Can You Use Video Games To Simulate Your Fantasy Football Season?

If you’re a fantasy player, it’s tempting, once you have your roster, to see how it might play out. And with the draft quickly approaching, that might be a severe temptation. It’s possible… but it can be risky. Here’s how to use your game console to avoid tanking in your league.

What You Need

Essentially, a game console and the most recent copy of NFL Madden you can find are all you need to do this. What you’ll want to do is simulate seasons for each team that has players you’re thinking of drafting, after you tweak the roster to include the rookies. This is a “Saturday afternoon” kind of thing.

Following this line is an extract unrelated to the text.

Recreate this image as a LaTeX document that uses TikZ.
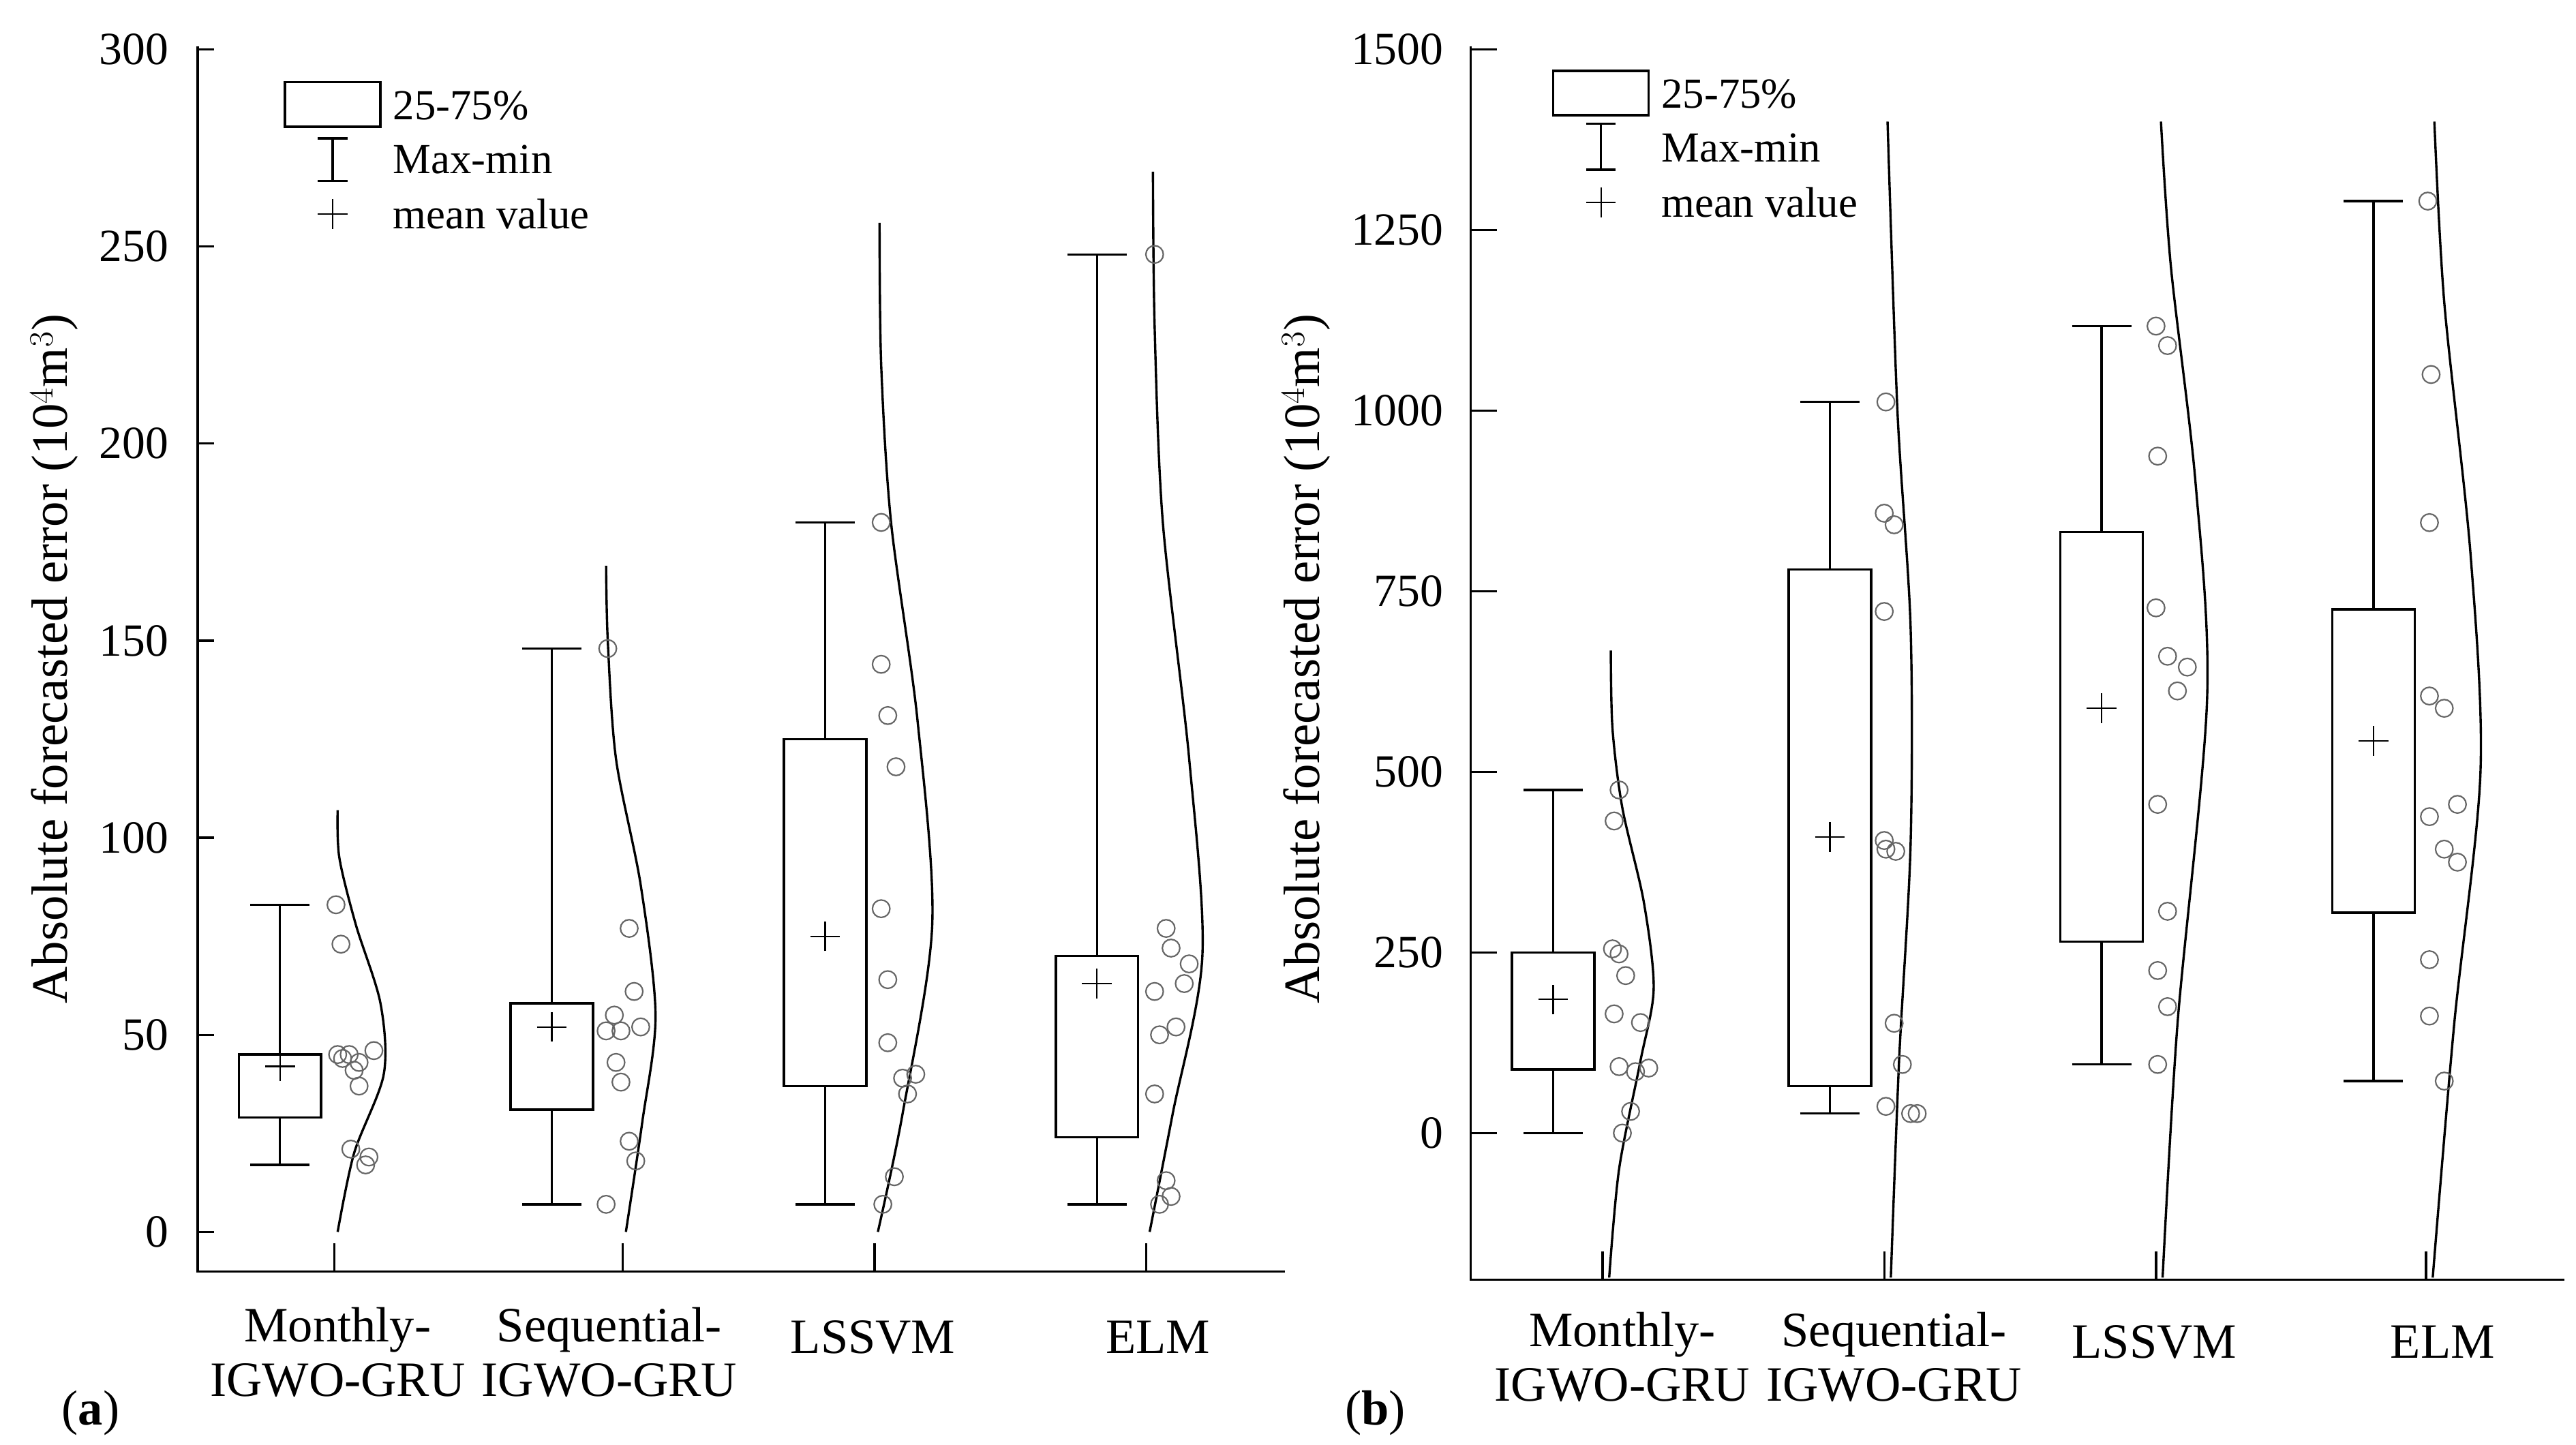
\documentclass[tikz,border=0pt]{standalone}
\usepackage{fontspec}
\setmainfont{Liberation Serif}
\begin{document}
\begin{tikzpicture}[x=1pt,y=-1pt,line width=1.4pt,
  lab/.style={font=\fontsize{30}{33}\selectfont,inner sep=0pt},
  ylab/.style={font=\fontsize{31}{35}\selectfont,inner sep=0pt,rotate=90},
  leg/.style={font=\fontsize{26}{30}\selectfont,inner sep=0pt,anchor=west},
  tl/.style={font=\fontsize{28}{33}\selectfont,inner sep=0pt,anchor=east},
  dot/.style={draw=black!60,line width=0.9pt},
  crv/.style={line width=1.4pt}]
\useasboundingbox (0,0) rectangle (1564,877);
% ================= panel a =================
\draw (120,28) -- (120,772) -- (780,772);
\begin{scope}[shift={(0pt,-748pt)},y=2.3933pt]
 \foreach \v in {0,50,...,300}{\draw (120,\v) -- (130,\v); \node[tl] at (103,\v) {\v};}
 \foreach \x in {205,380,533,698}{\draw (\x-2,-10.03) -- (\x-2,-2.9);}
 \foreach \c/\qa/\qb/\mn/\mx/\me in {170/29/45/17/83/42, 335/31/58/7/148/52, 501/37/125/7/180/75, 666/24/70/7/248/63}{
   \draw (\c-25,\qa) rectangle (\c+25,\qb);
   \draw (\c,\qb) -- (\c,\mx) (\c-18,\mx) -- (\c+18,\mx);
   \draw (\c,\qa) -- (\c,\mn) (\c-18,\mn) -- (\c+18,\mn);
   \draw[line width=0.9pt] (\c-9,\me) -- (\c+9,\me) (\c,\me-3.76) -- (\c,\me+3.76);
 }
 \draw[crv] plot[smooth] coordinates {(205,0)(215,20)(233,40)(231,58)(216,78)(206,95)(205,107)};
 \draw[crv] plot[smooth] coordinates {(380,0)(390,28)(398,55)(389,88)(374,120)(369,150)(368,169)};
 \draw[crv] plot[smooth] coordinates {(533,0)(548,30)(566,78)(557,130)(541,180)(535,220)(534,256)};
 \draw[crv] plot[smooth] coordinates {(698,0)(712,30)(730,70)(722,120)(706,180)(701,230)(700,269)};
 \foreach \x/\v in {204/83,207/73,205/45,208/44,212/45,218/43,227/46,215/41,218/37,213/21,224/19,222/17,
   369/148,382/77,385/61,373/55,368/51,377/51,389/52,374/43,377/38,382/23,386/18,368/7,
   535/180,535/144,539/131,544/118,535/82,539/64,539/48,548/39,556/40,551/35,543/14,536/7,
   701/248,708/77,711/72,722/68,719/63,701/61,714/52,704/50,701/35,708/13,711/9,704/7}
   \draw[dot] (\x,\v) circle[radius=5.3pt];
\end{scope}
\draw (173,50) rectangle (231,77);
\draw (202,84) -- (202,110) (193,84) -- (211,84) (193,110) -- (211,110);
\draw[line width=0.9pt] (193,130) -- (211,130) (202,121) -- (202,139);
\node[leg] at (238,64) {25-75\%};
\node[leg] at (238,97) {Max-min};
\node[leg] at (238,130) {mean value};
\node[ylab] at (33,400) {Absolute forecasted error (10$^4$m$^3$)};
\node[lab,align=center] at (205,821) {Monthly-\\IGWO-GRU};
\node[lab,align=center] at (370,821) {Sequential-\\IGWO-GRU};
\node[lab] at (530,812) {LSSVM};
\node[lab] at (703,812) {ELM};
\node[lab] at (55,858) {(\textbf{a})};
% ================= panel b =================
\draw (893,28) -- (893,777) -- (1557,777);
\begin{scope}[shift={(0pt,-688pt)},y=0.43867pt]
 \foreach \v in {0,250,...,1500}{\draw (893,\v) -- (909,\v); \node[tl] at (877,\v) {\v};}
 \foreach \x in {977,1148,1313,1477}{\draw (\x-4,-202.9) -- (\x-4,-164);}
 \foreach \c/\qa/\qb/\mn/\mx/\me in {943/88/250/0/475/185, 1111/65/780/27/1012/410, 1276/265/832/95/1117/588, 1441/305/725/72/1290/543}{
   \draw (\c-25,\qa) rectangle (\c+25,\qb);
   \draw (\c,\qb) -- (\c,\mx) (\c-18,\mx) -- (\c+18,\mx);
   \draw (\c,\qa) -- (\c,\mn) (\c-18,\mn) -- (\c+18,\mn);
   \draw[line width=0.9pt] (\c-9,\me) -- (\c+9,\me) (\c,\me-20.5) -- (\c,\me+20.5);
 }
 \draw[crv] plot[smooth] coordinates {(977,-200)(983,-50)(996,100)(1004,200)(998,320)(985,450)(979,560)(978,668)};
 \draw[crv] plot[smooth] coordinates {(1148,-200)(1153,100)(1160,400)(1160,700)(1152,1000)(1146,1400)};
 \draw[crv] plot[smooth] coordinates {(1313,-200)(1322,150)(1340,600)(1333,900)(1318,1200)(1312,1400)};
 \draw[crv] plot[smooth] coordinates {(1477,-200)(1490,150)(1506,500)(1500,800)(1484,1150)(1478,1400)};
 \foreach \x/\v in {983/475,980/432,979/255,983/248,987/218,980/165,996/153,983/92,993/85,1001/90,990/30,985/0,
   1145/1012,1144/858,1150/842,1144/722,1144/405,1145/393,1151/390,1150/152,1155/95,1145/37,1160/27,1164/27,
   1309/1117,1316/1090,1310/937,1309/727,1316/660,1328/645,1322/612,1310/455,1316/307,1310/225,1316/175,1310/95,
   1474/1290,1476/1050,1475/845,1475/605,1484/588,1492/455,1475/438,1484/393,1492/375,1475/240,1475/162,1484/72}
   \draw[dot] (\x,\v) circle[radius=5.3pt];
\end{scope}
\draw (943,43) rectangle (1001,70);
\draw (972,75) -- (972,103) (963,75) -- (981,75) (963,103) -- (981,103);
\draw[line width=0.9pt] (963,123) -- (981,123) (972,114) -- (972,132);
\node[leg] at (1008,57) {25-75\%};
\node[leg] at (1008,90) {Max-min};
\node[leg] at (1008,123) {mean value};
\node[ylab] at (793,400) {Absolute forecasted error (10$^4$m$^3$)};
\node[lab,align=center] at (985,824) {Monthly-\\IGWO-GRU};
\node[lab,align=center] at (1150,824) {Sequential-\\IGWO-GRU};
\node[lab] at (1308,815) {LSSVM};
\node[lab] at (1483,815) {ELM};
\node[lab] at (835,858) {(\textbf{b})};
\end{tikzpicture}
\end{document}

Once it’s done, just write down the results and tweak your draft decisions accordingly. And use your gut; Madden can sometimes pull some real wackiness out of its randomized number crunching.

How Effective Is It?

Despite Madden’s reputation for being an eerie predictor of football outcomes, I do need to hang a caveat or two on this. The first is that Madden can’t predict career-ending legal disputes or a quarterback getting his jaw busted by a teammate with any particular accuracy. You’re just crunching the raw numbers EA’s generated.

The second is that this won’t give you a precise fantasy score for each player, partially as a function of the issue above. So don’t run this and assume the exact numbers you get will be what actually happens; don’t forget the coach is a major factor here as well, and Madden appears to be overly optimistic.

You should also probably simulate a few times over the course of the season. Things change, and fast, so that might save you some points

In short, it’s a useful predictor of overall trendlines. Madden does tend to nail pretty well which teams will have a good year and which won’t. So, keep your game console handy as the draft approaches; it’ll help keep you in decent picks.